Ces derniers mois, les deux camps ont mobilisé leurs salariés dans une bataille d’influence tous azimuts. Chacun avançant ses chiffres pour tenter de l’emporter. Mais alors que les études publiées par Alain Weill montraient une forte déstabilisation du marché en cas d’arrivée d’une nouvelle chaîne d’info gratuite, celles dévoilées par Nonce Paolini devant le CSA attestaient l’exact contraire sur le mode «plus l’offre augmente, plus la consommation croît».

Chantage. TF1, qui prévoit d'investir une vingtaine de millions d'euros dans LCI, vise un retour à l'équilibre de la chaîne, actuellement déficitaire, en 2019. Dès octobre, BFM TV avait, elle aussi, joué la carte du chantage à l'emploi en prévenant qu'elle pourrait supprimer une centaine de postes, soit un quart de ses effectifs, en cas de passage de LCI en gratuit. Depuis le dernier refus du CSA, il y a dix-huit mois, «on a recruté trente journalistes» et, maintenant, il va falloir «passer en mode défensif», explique Alain Weill, pour qui le CSA devra assumer les conséquences de ses décisions.
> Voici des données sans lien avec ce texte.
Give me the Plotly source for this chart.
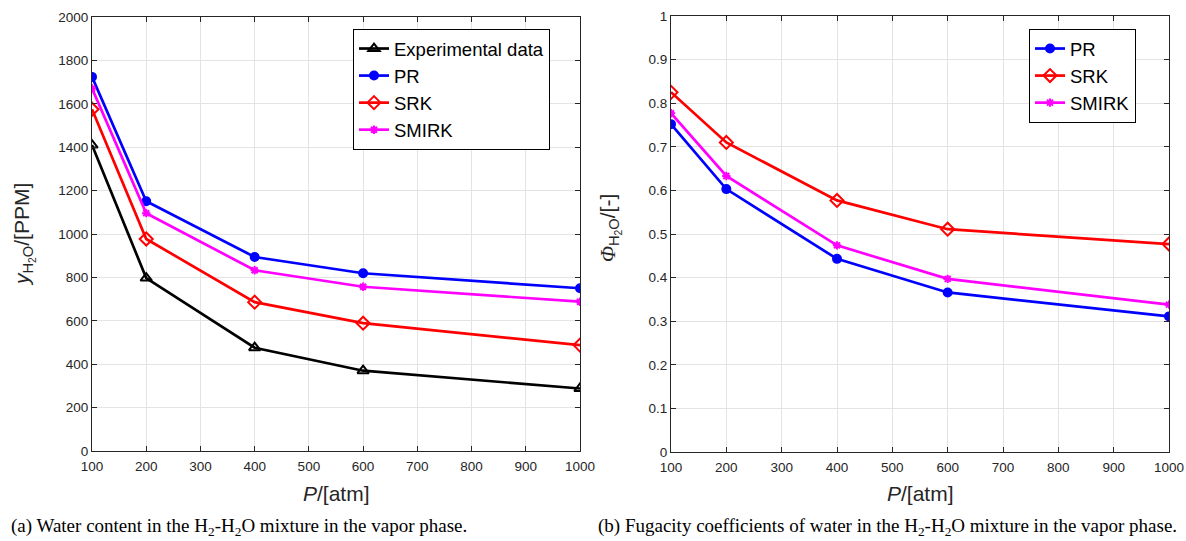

Un argument qui laisse Nonce Paolini de marbre, «au bord des larmes», dit-il, lorsque le président du CSA l'a appelé pour lui annoncer la nouvelle, qui met fin à «cinq ans de précarité absolue pour les salariés de LCI» : «Alain Weill avait dit que BFM allait embaucher 35 ou 40 personnes de LCI si LCI devait fermer. Il raconte n'importe quoi.» Une dernière ? «Alain Weill a souvent prôné la concurrence lorsque cela l'arrangeait, eh bien il va avoir une concurrence de plus.» «Ce sera la loi du marché, et je ne suis pas sûr que dans le secteur de l'information, ce soit le meilleur système», lui a répondu ce dernier à distance. Suite et fin du match au Conseil d'Etat, qui devrait en toute logique valider cette décision du CSA.